START
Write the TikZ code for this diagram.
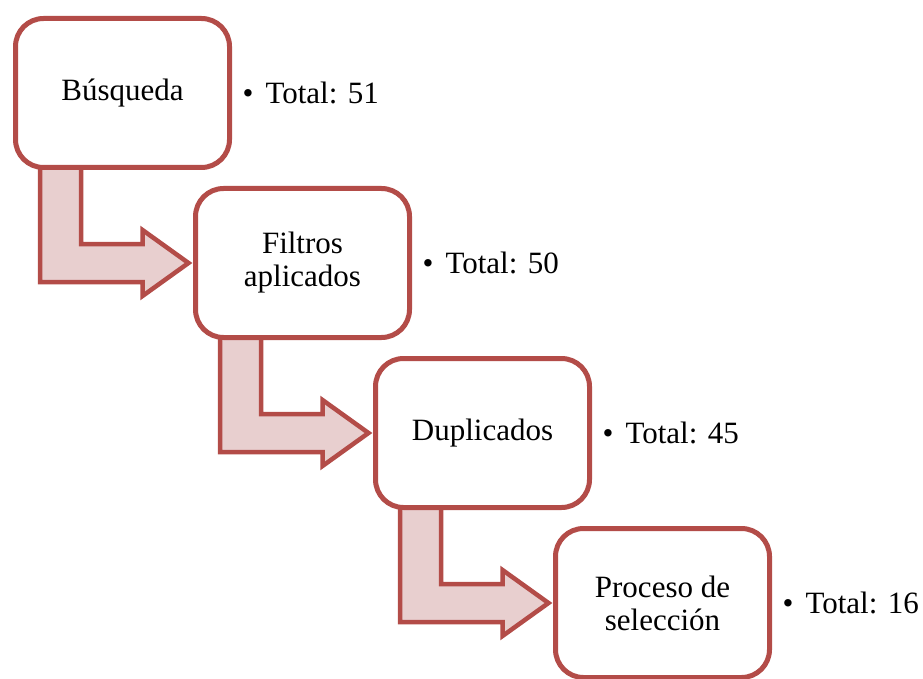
\documentclass[tikz,border=0pt]{standalone}
\usepackage{fontspec}
\setmainfont{Liberation Serif}
\usepackage{xcolor}
\usepackage{tikz}
\usetikzlibrary{positioning,calc,backgrounds}
\definecolor{accred}{HTML}{B34C48}
\definecolor{accpink}{HTML}{E8CFCF}
\tikzset{
  stepbox/.style={draw=accred,fill=white,line width=5pt,rounded corners=28pt,align=center,inner sep=0pt,outer sep=0pt,minimum width=214pt,minimum height=149pt,font=\fontsize{31}{33}\selectfont},
  total/.style={inner sep=0pt,anchor=west,font=\fontsize{31}{33}\selectfont},
  bentarrow/.style={draw=accred,fill=accpink,line width=4.5pt,line join=miter},
}
\begin{document}
\begin{tikzpicture}[x=1pt,y=-1pt]
  \useasboundingbox (0,0) rectangle (923,679);
  % steps
  \foreach \i/\x/\y/\txt/\n in {1/122.5/93/{Búsqueda}/51, 2/302.5/263/{Filtros\\aplicados}/50, 3/482.5/433/{Duplicados}/45, 4/662.5/603/{Proceso de\\selección}/16} {
     \node[stepbox] (box\i) at (\x,\y) {\txt};
     \node[total,right=13pt of box\i] (tot\i) {\textbullet\hspace{12pt}Total: \n};
  }
  % bent arrows behind the boxes
  \begin{scope}[on background layer]
  \foreach \i/\j in {1/2,2/3,3/4} {
     \coordinate (tip\j) at ($(box\j.west)+(-7,0)$);
     \draw[bentarrow] ($(box\i.south west)+(24.5,-4)$) |- ($(tip\j)+(-46,19)$) -- ++(0,14) -- (tip\j)
        -- ++(-46,-33) -- ++(0,14) -| ($(box\i.south west)+(65.5,-4)$) -- cycle;
  }
  \end{scope}
\end{tikzpicture}
\end{document}
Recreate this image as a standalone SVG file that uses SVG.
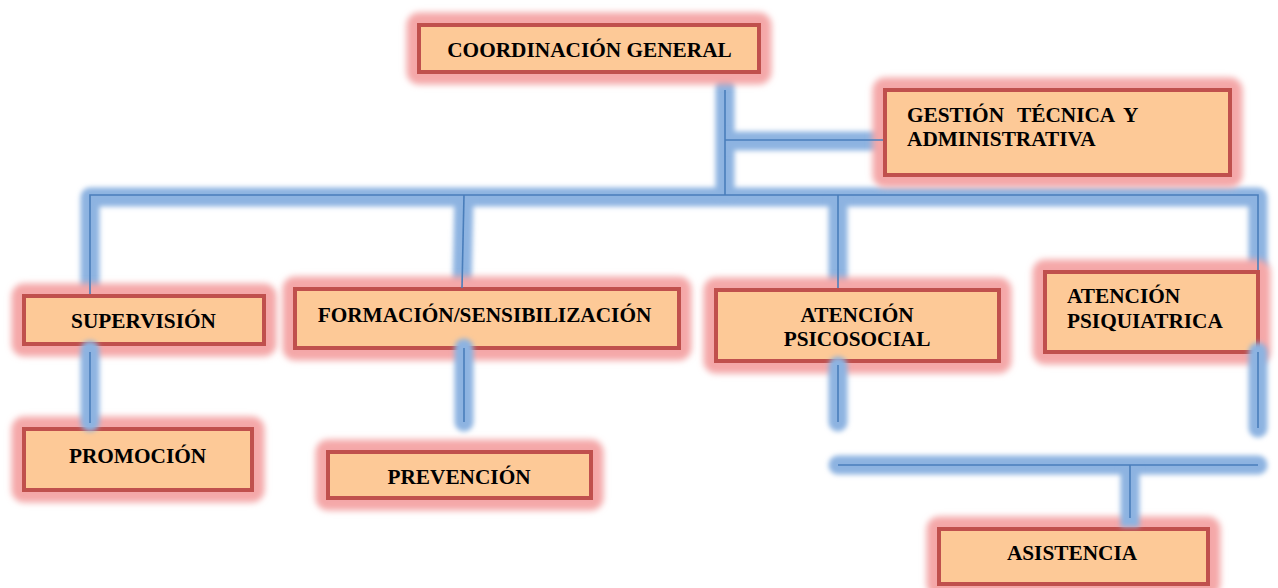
<svg xmlns="http://www.w3.org/2000/svg" width="1278" height="588" viewBox="0 0 1278 588">
<defs>
<filter id="blurA" filterUnits="userSpaceOnUse" x="0" y="0" width="1278" height="588"><feGaussianBlur stdDeviation="3.4"/></filter>
<filter id="blurB" filterUnits="userSpaceOnUse" x="0" y="0" width="1278" height="588"><feGaussianBlur stdDeviation="2.8"/></filter>
</defs>
<style>
.glow{fill:#f4a7a8;stroke:#f4a7a8;stroke-width:25;stroke-linejoin:round;filter:url(#blurA)}
.box{fill:#fdc997;stroke:#c0504d;stroke-width:4}
.t{font-family:"Liberation Serif","Times New Roman",serif;font-weight:bold;font-size:21.3px;fill:#000}
.c{text-anchor:middle}
.cg{fill:none;stroke:#8db3e1;stroke-width:19;stroke-linecap:round;stroke-linejoin:round;filter:url(#blurB)}
.cgb{fill:none;stroke:#8db3e1;stroke-width:19;stroke-linecap:butt;stroke-linejoin:round;filter:url(#blurB)}
.cl{fill:none;stroke:#4a7ebb;stroke-width:1.6}
</style>
<rect width="1278" height="588" fill="#ffffff"/>

<g id="connectors-under">
<path class="cgb" d="M90,292 V197 H1258 V268"/>
<path class="cgb" d="M464,197 L462,286"/>
<path class="cgb" d="M838,197 V287"/>
<path class="cg" d="M725,86 V190"/>
<path class="cgb" d="M725,141 H882"/>
</g>

<g id="n-coord"><rect class="glow" x="419" y="25" width="340" height="47"/><rect class="box" x="419" y="25" width="340" height="47"/><text class="t c" x="589.5" y="57">COORDINACIÓN GENERAL</text></g>
<g id="n-gestion"><rect class="glow" x="885" y="90" width="345" height="85"/><rect class="box" x="885" y="90" width="345" height="85"/><text class="t" y="122"><tspan x="907">GESTIÓN</tspan><tspan x="1017">TÉCNICA</tspan><tspan x="1123">Y</tspan></text><text class="t" x="907" y="146">ADMINISTRATIVA</text></g>
<g id="n-supervision"><rect class="glow" x="24" y="296" width="240" height="48"/><rect class="box" x="24" y="296" width="240" height="48"/><text class="t c" x="143.5" y="328">SUPERVISIÓN</text></g>
<g id="n-formacion"><rect class="glow" x="295" y="289" width="384" height="59"/><rect class="box" x="295" y="289" width="384" height="59"/><text class="t c" x="484.5" y="322">FORMACIÓN/SENSIBILIZACIÓN</text></g>
<g id="n-psicosocial"><rect class="glow" x="716" y="290" width="283" height="71"/><rect class="box" x="716" y="290" width="283" height="71"/><text class="t c" x="857" y="322">ATENCIÓN</text><text class="t c" x="857" y="346">PSICOSOCIAL</text></g>
<g id="n-psiquiatrica"><rect class="glow" x="1045" y="272" width="213" height="80"/><rect class="box" x="1045" y="272" width="213" height="80"/><text class="t" x="1067" y="303">ATENCIÓN</text><text class="t" x="1067" y="328">PSIQUIATRICA</text></g>
<g id="n-promocion"><rect class="glow" x="24" y="429" width="228" height="61"/><rect class="box" x="24" y="429" width="228" height="61"/><text class="t c" x="137.5" y="463">PROMOCIÓN</text></g>
<g id="n-prevencion"><rect class="glow" x="328" y="452" width="263" height="46"/><rect class="box" x="328" y="452" width="263" height="46"/><text class="t c" x="459" y="484">PREVENCIÓN</text></g>
<g id="n-asistencia"><rect class="glow" x="939" y="529" width="269" height="55"/><rect class="box" x="939" y="529" width="269" height="55"/><text class="t c" x="1072" y="560">ASISTENCIA</text></g>

<g id="connectors">
<path class="cg" d="M90,350 V422"/>
<path class="cg" d="M464,348 V422"/>
<path class="cg" d="M838,366 V422"/>
<path class="cg" d="M1258,352 V428"/>
<path class="cg" d="M838,465 H1258"/>
<path class="cgb" d="M1130,465 V527"/>
<path class="cl" d="M90,294 V195 H1258 V270"/>
<path class="cl" d="M464,195 L462,288"/>
<path class="cl" d="M838,195 V288"/>
<path class="cl" d="M725,90 V195"/>
<path class="cl" d="M725,140 H883"/>
<path class="cl" d="M90,352 V423"/>
<path class="cl" d="M464,348 V422"/>
<path class="cl" d="M838,365 V422"/>
<path class="cl" d="M1258,352 V428"/>
<path class="cl" d="M838,465 H1258"/>
<path class="cl" d="M1130,465 V518"/>
</g>
</svg>
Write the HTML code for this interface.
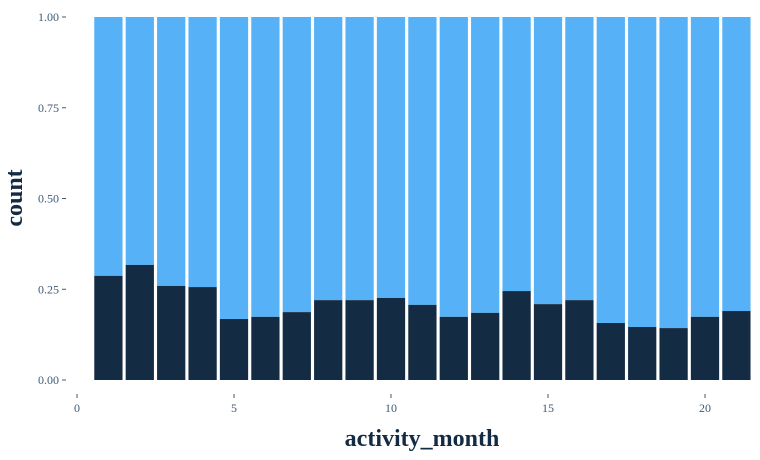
<!DOCTYPE html>
<html><head><meta charset="utf-8"><style>
body{margin:0;background:#fff;}
svg{display:block;font-family:"Liberation Serif",serif;}
</style></head><body>
<svg id="chart" width="760" height="460" viewBox="0 0 760 460"></svg>
<script>
const categories=[1,2,3,4,5,6,7,8,9,10,11,12,13,14,15,16,17,18,19,20,21];
const darkShare=[0.287,0.317,0.259,0.256,0.168,0.174,0.187,0.220,0.220,0.226,0.207,0.174,0.185,0.245,0.209,0.220,0.157,0.146,0.143,0.174,0.190];
const xTicks=[0,5,10,15,20];
const yTicks=[0,0.25,0.5,0.75,1];
const yTickLabels=["0.00","0.25","0.50","0.75","1.00"];
const NS="http://www.w3.org/2000/svg";
const svg=document.getElementById('chart');
const x=v=>77+v*31.4;
const y=v=>380-v*363;
function mk(t,a){const e=document.createElementNS(NS,t);for(const k in a)e.setAttribute(k,a[k]);svg.appendChild(e);return e;}
const bw=0.9*31.4;
categories.forEach((c,i)=>{
  const top=mk('rect',{x:x(c)-bw/2,y:y(1),width:bw,height:y(darkShare[i])-y(1),fill:'#56B1F7'});
  
  
  const b=mk('rect',{x:x(c)-bw/2,y:y(darkShare[i]),width:bw,height:y(0)-y(darkShare[i]),fill:'#132B43'});
  
  
});
yTicks.forEach((v,i)=>{
  const l=mk('line',{x1:62,x2:66,y1:y(v),y2:y(v),stroke:'#3d5a78','stroke-width':1});
  
  
  const t=mk('text',{x:59,y:y(v)+4,'text-anchor':'end','font-size':12,fill:'#3d5a78'});
  t.textContent=yTickLabels[i];
  
  
});
xTicks.forEach(v=>{
  const l=mk('line',{x1:x(v),x2:x(v),y1:394,y2:398,stroke:'#3d5a78','stroke-width':1});
  
  
  const t=mk('text',{x:x(v),y:412,'text-anchor':'middle','font-size':12,fill:'#3d5a78'});
  t.textContent=v;
  
  
});
const xt=mk('text',{x:422,y:446,'text-anchor':'middle','font-size':24,'font-weight':'bold',fill:'#132B43'});
xt.textContent='activity_month';


const yt=mk('text',{x:0,y:0,transform:'translate(22,198) rotate(-90)','text-anchor':'middle','font-size':24,'font-weight':'bold',fill:'#132B43'});
yt.textContent='count';


</script>
</body></html>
END
Scan the records above for the string "this", then report every line that contains it.

Write the TikZ code for this diagram.
Recreate this image as a standalone SVG file that uses SVG.
Write the HTML code for this interface.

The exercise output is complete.